EIS investments, which are made directly into qualifying companies, carry higher risk but now offer relatively more attractive tax benefits. In contrast, VCTs, which spread risk across a portfolio, may see reduced appeal, Rathbones said.

Adam Greaves, senior investment director at Rathbones, said: “The Chancellor’s decision to double EIS limits is a real boost for UK growth businesses. It gives investors more scope to support companies through their scale-up journey.

“However, the cut in VCT relief is a concern. VCTs have been a cornerstone of early-stage funding, and any reduction in their appeal could leave promising firms short of capital; it could undermine efforts to strengthen the UK’s entrepreneurial ecosystem.

“If the Government is serious about stimulating growth among UK businesses it needs to have a holistic approach and not give with one hand and take with the other.”
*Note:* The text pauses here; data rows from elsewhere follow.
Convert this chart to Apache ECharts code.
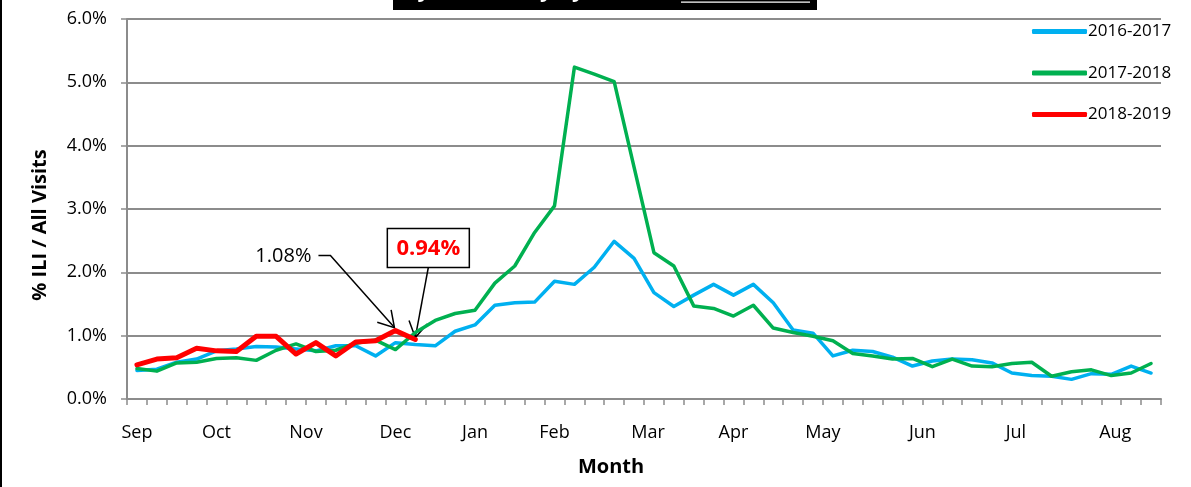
<!DOCTYPE html>
<html>
<head>
<meta charset="utf-8">
<script src="https://cdn.jsdelivr.net/npm/echarts@6/dist/echarts.min.js"></script>
<style>
html,body{margin:0;padding:0;background:#fff;}
#chart{width:1191px;height:487px;}
</style>
</head>
<body>
<div id="chart"></div>
<script>
// ---- data ----
const seasonNames = ['2016-2017', '2017-2018', '2018-2019'];
const season2016 = [0.45,0.47,0.58,0.63,0.76,0.79,0.83,0.82,0.79,0.76,0.84,0.84,0.68,0.89,0.86,0.84,1.07,1.17,1.48,1.52,1.53,1.86,1.81,2.08,2.49,2.22,1.68,1.46,1.64,1.81,1.64,1.81,1.52,1.09,1.04,0.68,0.77,0.75,0.66,0.52,0.60,0.63,0.62,0.57,0.41,0.37,0.36,0.31,0.40,0.39,0.52,0.41];
const season2017 = [0.48,0.44,0.57,0.58,0.64,0.65,0.61,0.77,0.87,0.75,0.77,0.88,0.93,0.78,1.05,1.24,1.35,1.40,1.83,2.10,2.63,3.05,5.24,5.13,5.01,3.66,2.31,2.10,1.47,1.43,1.31,1.48,1.12,1.05,0.99,0.92,0.72,0.68,0.63,0.64,0.51,0.63,0.52,0.51,0.56,0.58,0.36,0.43,0.46,0.37,0.41,0.56];
const season2018 = [0.54,0.63,0.65,0.80,0.76,0.75,0.99,0.99,0.71,0.89,0.68,0.90,0.92,1.08,0.94];
const weekCount = 52;
const monthLabels = ['Sep','Oct','Nov','Dec','Jan','Feb','Mar','Apr','May','Jun','Jul','Aug'];
const monthPos = [0.5,4.5,9,13.5,17.5,21.5,26.2,30.5,35,40,44.7,49.7];
const yTicks = [0,1,2,3,4,5,6];
const annotationWeeks = [13, 14]; // 1.08% and 0.94%
const titleLeft = 'Weekly ILI Activity by Season,';
const titleRight = '2018-2019';

const weekTicks = [];
for (let i = 0; i <= weekCount; i++) weekTicks.push(i);
const toXY = arr => arr.map((v, i) => [i + 0.5, v]);

const FONT = 'Open Sans';
const GRAY = '#8c8c8c';
const chart = echarts.init(document.getElementById('chart'), null, {renderer: 'canvas'});

chart.setOption({
  animation: false,
  backgroundColor: '#fff',
  textStyle: {fontFamily: FONT},
  grid: {left: 127, right: 30, top: 19, bottom: 88, outerBoundsMode: 'none', containLabel: false},
  legend: {
    orient: 'vertical',
    left: 1027, top: 18,
    itemWidth: 55, itemHeight: 5, itemGap: 24.5,
    icon: 'roundRect',
    textStyle: {fontFamily: FONT, fontSize: 17, color: '#000', padding: [0,0,0,-4]},
    data: seasonNames
  },
  xAxis: {
    type: 'value', min: 0, max: weekCount,
    axisLine: {show: true, lineStyle: {color: GRAY, width: 2}},
    axisTick: {show: true, length: 6, customValues: weekTicks, lineStyle: {color: GRAY, width: 1.5}},
    splitLine: {show: false},
    axisLabel: {
      customValues: monthPos,
      margin: 25,
      fontFamily: FONT, fontSize: 18, color: '#000',
      formatter: v => {
        let best = 0, d = 1e9;
        monthPos.forEach((p, i) => { if (Math.abs(p - v) < d) { d = Math.abs(p - v); best = i; } });
        return monthLabels[best];
      }
    }
  },
  yAxis: {
    type: 'value', min: 0, max: 6, interval: 1,
    axisLine: {show: true, lineStyle: {color: GRAY, width: 2}},
    axisTick: {show: true, length: 6, lineStyle: {color: GRAY, width: 1.5}},
    splitLine: {show: true, lineStyle: {color: GRAY, width: 2}},
    axisLabel: {margin: 20, fontFamily: FONT, fontSize: 18, color: '#000', formatter: v => v.toFixed(1) + '%'}
  },
  series: [
    {name: seasonNames[0], type: 'line', data: toXY(season2016), symbol: 'none', color: '#00B0F0',
     lineStyle: {width: 3.5, color: '#00B0F0', join: 'round', cap: 'round'}},
    {name: seasonNames[1], type: 'line', data: toXY(season2017), symbol: 'none', color: '#00B050',
     lineStyle: {width: 3.5, color: '#00B050', join: 'round', cap: 'round'}},
    {name: seasonNames[2], type: 'line', data: toXY(season2018), symbol: 'none', color: '#FF0000',
     lineStyle: {width: 5, color: '#FF0000', join: 'round', cap: 'round'}}
  ]
});

// ---- annotations positioned from data coordinates ----
function arrowHead(tip, from, L, ang) {
  const dx = from[0] - tip[0], dy = from[1] - tip[1];
  const base = Math.atan2(dy, dx);
  const a1 = base + ang, a2 = base - ang;
  return [[tip[0] + L * Math.cos(a1), tip[1] + L * Math.sin(a1)], tip, [tip[0] + L * Math.cos(a2), tip[1] + L * Math.sin(a2)]];
}
const wA = annotationWeeks[0], wB = annotationWeeks[1];
const pA = chart.convertToPixel({gridIndex: 0}, [wA + 0.5, season2018[wA]]);
const pB = chart.convertToPixel({gridIndex: 0}, [wB + 0.5, season2018[wB]]);
const tipA = [pA[0] - 1, pA[1] - 3];
const startA = [pA[0] - 65, pA[1] - 75];
const tipB = [pB[0], pB[1] - 2];
const startB = [pB[0] + 13, pB[1] - 72];
const ang = 31 * Math.PI / 180;
const stroke = {stroke: '#000', lineWidth: 1.5, fill: null};

chart.setOption({
  graphic: [
    {type: 'rect', shape: {x: 0, y: 0, width: 2, height: 487}, style: {fill: '#000'}, silent: true},
    {type: 'rect', shape: {x: 393, y: 0, width: 424, height: 10}, style: {fill: '#000'}, silent: true},
    {type: 'text', x: 674, y: 2, style: {text: titleLeft, fill: '#fff', font: 'bold 22px "Open Sans"', align: 'right', verticalAlign: 'bottom'}, silent: true},
    {type: 'text', x: 681, y: 2, style: {text: titleRight, fill: '#fff', font: 'bold 22px "Open Sans"', align: 'left', verticalAlign: 'bottom'}, silent: true},
    {type: 'rect', shape: {x: 681, y: 1.5, width: 129, height: 1.2}, style: {fill: '#fff'}, silent: true},
    // axis titles
    {type: 'text', x: 40, y: 225, rotation: Math.PI / 2,
     style: {text: '% ILI / All Visits', font: 'bold 20px "Open Sans"', fill: '#000', align: 'center', verticalAlign: 'middle'}},
    {type: 'text', x: 611, y: 467,
     style: {text: 'Month', font: 'bold 20px "Open Sans"', fill: '#000', align: 'center', verticalAlign: 'middle'}},
    // 1.08% annotation
    {type: 'text', x: startA[0] - 19, y: startA[1] + 1,
     style: {text: '1.08%', font: '20px "Open Sans"', fill: '#000', align: 'right', verticalAlign: 'middle'}},
    {type: 'polyline', shape: {points: [[startA[0] - 12, startA[1]], startA, tipA]}, style: stroke},
    {type: 'polyline', shape: {points: arrowHead(tipA, startA, 18, ang)}, style: stroke},
    // 0.94% annotation
    {type: 'rect', shape: {x: pB[0] - 28, y: pB[1] - 111, width: 82, height: 39},
     style: {fill: '#fff', stroke: '#000', lineWidth: 1.5}},
    {type: 'text', x: pB[0] + 13, y: pB[1] - 91,
     style: {text: '0.94%', font: 'bold 22px "Open Sans"', fill: '#FF0000', align: 'center', verticalAlign: 'middle'}},
    {type: 'polyline', shape: {points: [startB, tipB]}, style: stroke},
    {type: 'polyline', shape: {points: arrowHead(tipB, startB, 18, ang)}, style: stroke}
  ]
});
</script>
</body>
</html>
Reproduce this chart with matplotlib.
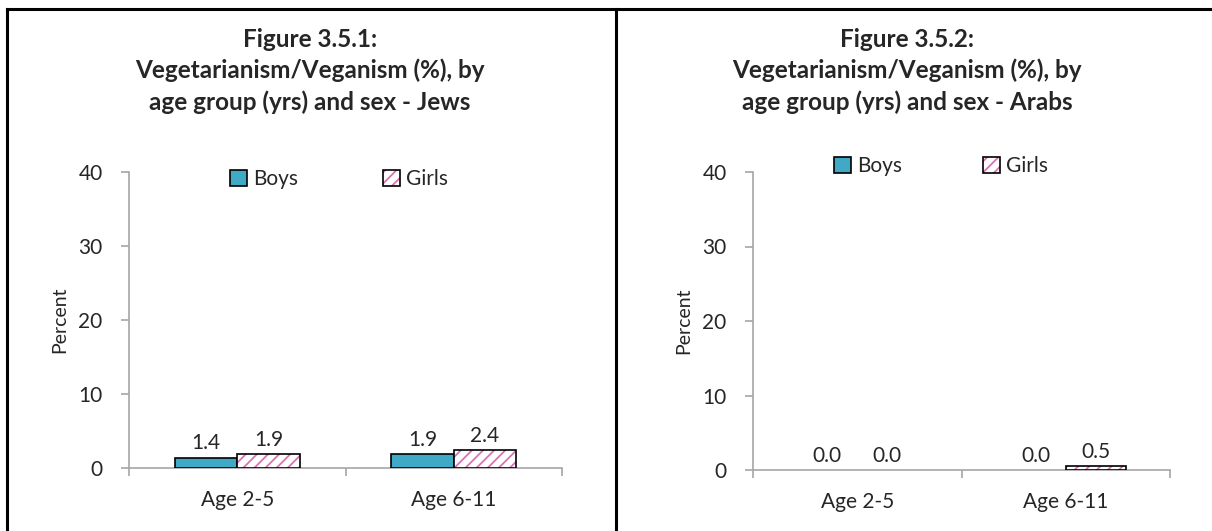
import matplotlib
matplotlib.use("Agg")
import matplotlib.pyplot as plt
from matplotlib.patches import Patch
from matplotlib.lines import Line2D

plt.rcParams['font.family'] = ['Lato', 'DejaVu Sans']
plt.rcParams['hatch.linewidth'] = 1.3

categories = ['Age 2-5', 'Age 6-11']
jews_boys = [1.4, 1.9]
jews_girls = [1.9, 2.4]
arabs_boys = [0.0, 0.0]
arabs_girls = [0.0, 0.5]
titles = ['Figure 3.5.1:\nVegetarianism/Veganism (%), by\nage group (yrs) and sex - Jews',
          'Figure 3.5.2:\nVegetarianism/Veganism (%), by\nage group (yrs) and sex - Arabs']

BOYS = '#40A9C5'
PINK = '#D873B5'
GRID = '#A6A6A6'
TXT = '#262626'
FS = 15

W, H = 1212, 531
fig = plt.figure(figsize=(W / 100, H / 100), dpi=100)


def px_axes(x0, x1, ytop, ybot):
    return fig.add_axes([x0 / W, 1 - ybot / H, (x1 - x0) / W, (ybot - ytop) / H])


def draw(ax, boys, girls, ylab_x):
    bw = 0.288
    x = range(len(categories))
    xb = [i - bw / 2 for i in x]
    xg = [i + bw / 2 for i in x]
    lwb = [1.2 if v > 0 else 0 for v in boys]
    lwg = [1.2 if v > 0 else 0 for v in girls]
    ax.bar(xb, boys, bw, color=BOYS, edgecolor='black', linewidth=lwb, zorder=3)
    ax.bar(xg, girls, bw, color='white', edgecolor=PINK, hatch='///', linewidth=0, zorder=3)
    ax.bar(xg, girls, bw, color='none', edgecolor='black', linewidth=lwg, zorder=4)
    for xs, vals in ((xb, boys), (xg, girls)):
        for xi, v in zip(xs, vals):
            ax.annotate(f'{v:.1f}', (xi, v), xytext=(0, 3), textcoords='offset points',
                        ha='center', va='bottom', fontsize=FS, color=TXT)
    ax.set_xlim(-0.5, len(categories) - 0.5)
    ax.set_ylim(0, 40)
    ax.set_yticks([0, 10, 20, 30, 40])
    ax.set_xticks([-0.5, 0.5, 1.5])
    ax.set_xticklabels([])
    ax.set_xticks(list(x), minor=True)
    ax.set_xticklabels(categories, minor=True)
    ax.tick_params(axis='x', which='major', length=6, color=GRID, width=1.2, direction='out')
    ax.tick_params(axis='x', which='minor', length=0, pad=16, labelsize=FS, labelcolor=TXT)
    ax.tick_params(axis='y', length=6, color=GRID, width=1.2, labelsize=FS, labelcolor=TXT, pad=13)
    for s in ('top', 'right'):
        ax.spines[s].set_visible(False)
    for s in ('left', 'bottom'):
        ax.spines[s].set_color(GRID)
        ax.spines[s].set_linewidth(1.2)
    ax.set_ylabel('Percent', fontsize=14, color=TXT)
    ax.yaxis.set_label_coords(ylab_x, 0.5)


ax1 = px_axes(129, 562, 172, 468)
draw(ax1, jews_boys, jews_girls, (68 - 129) / 433)
ax2 = px_axes(753, 1170, 172, 470)
draw(ax2, arabs_boys, arabs_girls, (692 - 753) / 417)

h_boys = Patch(facecolor=BOYS, edgecolor='black', linewidth=1.2)
h_girls = (Patch(facecolor='white', edgecolor=PINK, hatch='///', linewidth=0),
           Patch(facecolor='none', edgecolor='black', linewidth=1.2))

for cx, cy, cs in ((339, 179, 4.1), (941, 166, 3.9)):
    fig.legend([h_boys, h_girls], ['Boys', 'Girls'], loc='center',
               bbox_to_anchor=(cx / W, 1 - cy / H), ncol=2, frameon=False,
               fontsize=FS, handlelength=0.8, handleheight=0.8, handletextpad=0.3,
               columnspacing=cs, labelcolor=TXT)

for cx, t in ((310, titles[0]), (907, titles[1])):
    fig.text(cx / W, 1 - 28 / H, t, ha='center', va='top', fontsize=17.5,
             fontweight='bold', color=TXT, linespacing=1.4)

# outer frame
fig.add_artist(Line2D([7 / W, 7 / W], [0, 1 - 9 / H], color='black', lw=2.2))
fig.add_artist(Line2D([616 / W, 616 / W], [0, 1 - 9 / H], color='black', lw=2.2))
fig.add_artist(Line2D([7 / W, 1], [1 - 9 / H, 1 - 9 / H], color='black', lw=2.2))

fig.savefig('out.png', dpi=100)
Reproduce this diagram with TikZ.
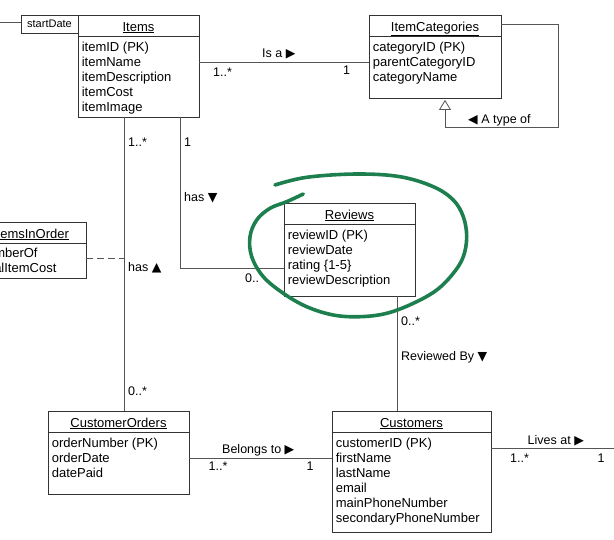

With the changes set to take effect in April 2026, Rathbones is predicting a surge in demand for VCT subscriptions over the coming months to take advantage of the higher rates of relief.

Lucy Heath-Thompson, financial planner at Rathbones, added: “VCT offers will fill up rapidly ahead of next April. Many providers offer early bird discounts, and allocations are often snapped up within weeks; but people need to give thought as to whether they are the right investment for them. If that is the case, you need to act quickly to secure the current level of tax relief before it drops.”